Aside from the whole subject of how movies are manufactured these days, and these new remakes of Star Trek, the world we see before us is not 'progressing' and things are not becoming more enlightened, and we're not getting any closer to any kind of future society resembling anything like Star Trek whatsoever, but we are quickly heading for that mid-21st Century horror so cautioned by the narrative, in it's backstory, in this series called Star Trek.

The question is, do we want something even like that? Star Trek was nothing but a good start, but a better one than we had before, it asked us not to necessarily build its world, but to keep trying to imagine one something like it, but we've not only stopped imagining Star Trek, we've stopped imagining something even like it. We may not end up exploring space in tin cans, but we might have still found something to explore while advancing society and civilization beyond the horror show we are now currently developing into, where the poor increase, the rich become more corrupt, where war pervades, where civil rights decay, where peace is a bad word. We're not only living in a world where these terrible things seem to be increasing, we're living in a world where Star Trek is reviled and degenerated. Where its ideas about a better future are not simply abandoned but despised. Such feelings could only be the kind of feelings that lead to catastrophe so cautioned by the Star Trek narrative. 

Are we really getting that bad? Are we really headed for destruction? Do we really despise Star Trek and the idea of a better future? These are questions I wish to explore in Zefram and Me. Right here, in Bozeman, Montana, in the place where it is all supposed to begin. Can this place really be where it begins? Can it be a place where hope is ignited... for all mankind? Is that too much to attempt? Is that so unlikely a possibility that all I can do is document the absurdity of such contrasting ideals that exist right here? If not the Warp Engine, could there possibly be something else, for the ideal still shines whether we end up following this fictional universe or not. Are we simply just abandoning all that Star Trek was, and shall we just detonate our world, and destroy our children for our own selfish sakes? Are we Warped out of control? Will there come such a pioneer, are there pioneers here now, will we have to wait for World War III? Can we not try something sooner? Will Star Trek be what J.J. Abrams tells us, and will its narrative forever change course? Is anyone left who remembers and tries for that better future?

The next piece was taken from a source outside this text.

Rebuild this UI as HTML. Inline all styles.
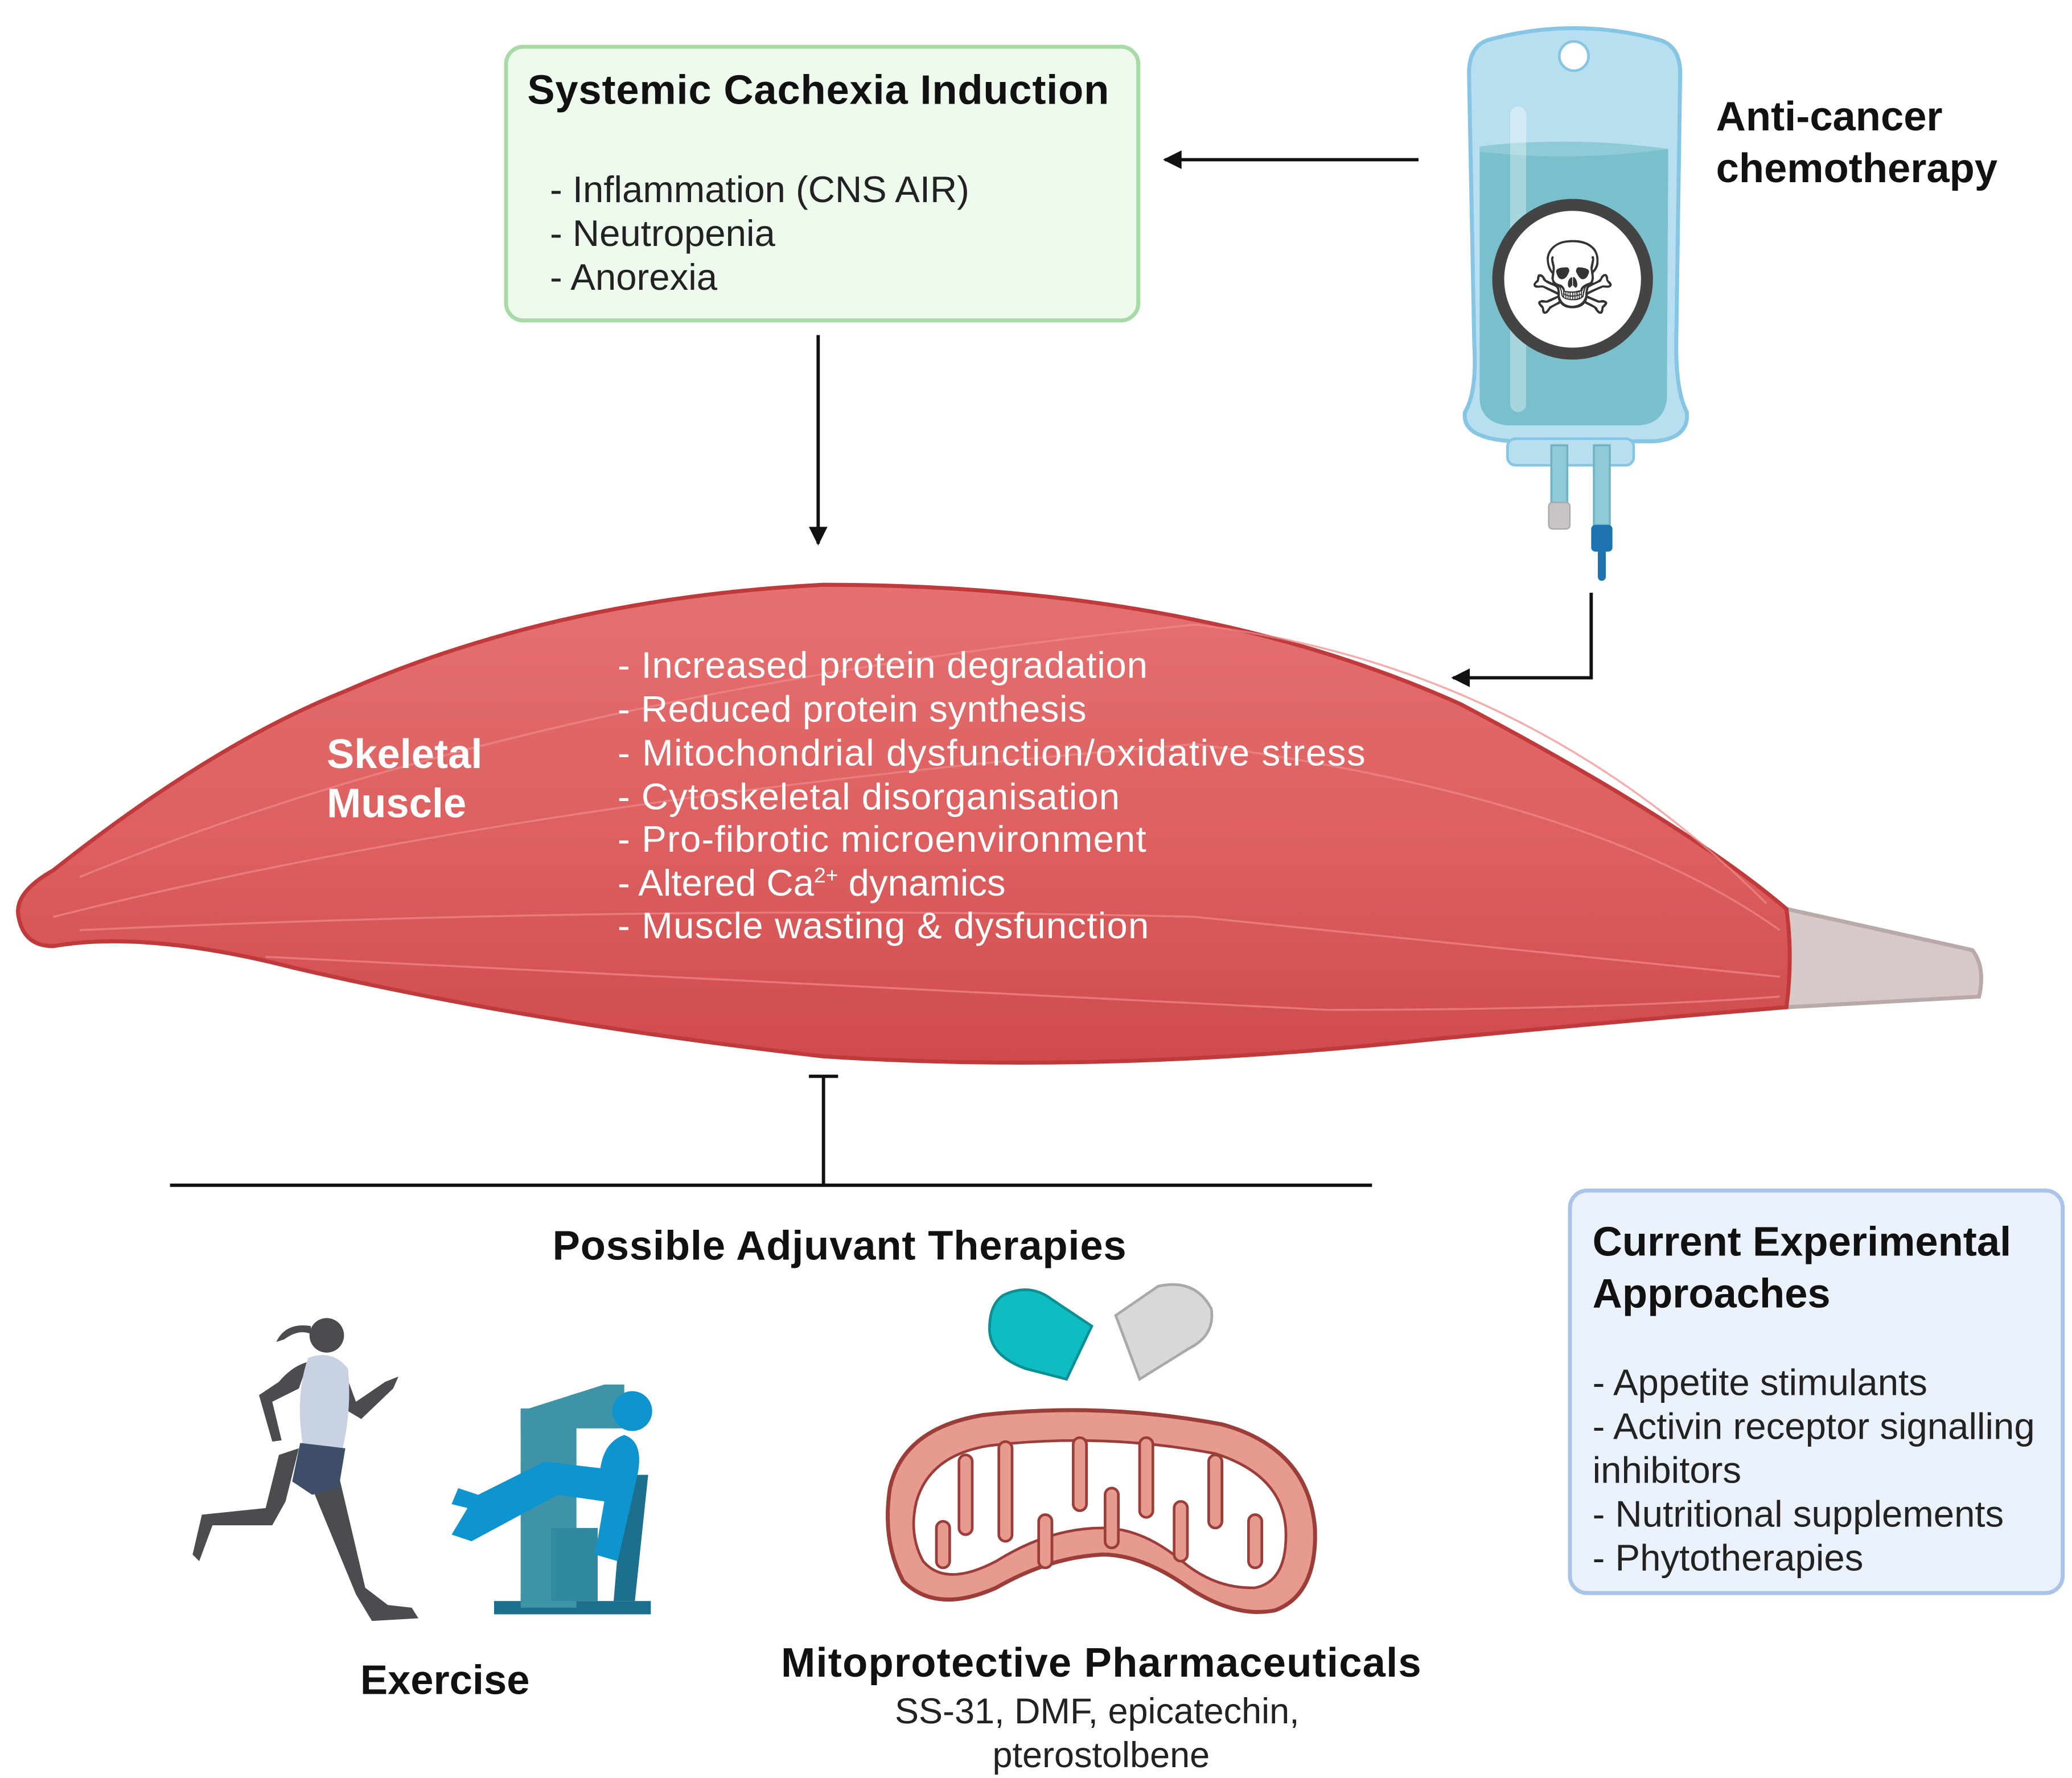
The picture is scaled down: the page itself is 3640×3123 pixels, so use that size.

  1. Brilliant idea for a new blog. I too am severely disappointed with the new films, and am continually flummoxed as to how my fellow Trekkies can enjoy it so much more than I did.

    That said, I enjoyed the films for what they were, but as Star Trek? They're no more Star Trek than a bad SNL parody. Hell, at least an SNL parody would know what they were doing. That's the most problematic thing for me: I can understand it's a big, stupid, fun blockbuster for the Transformers crowd. But there are PLENTY of big, stupid, fun blockbusters out there. There aren't many Star Treks - REAL Star Treks - out there.

  2. Thanks. I appreciate your comments.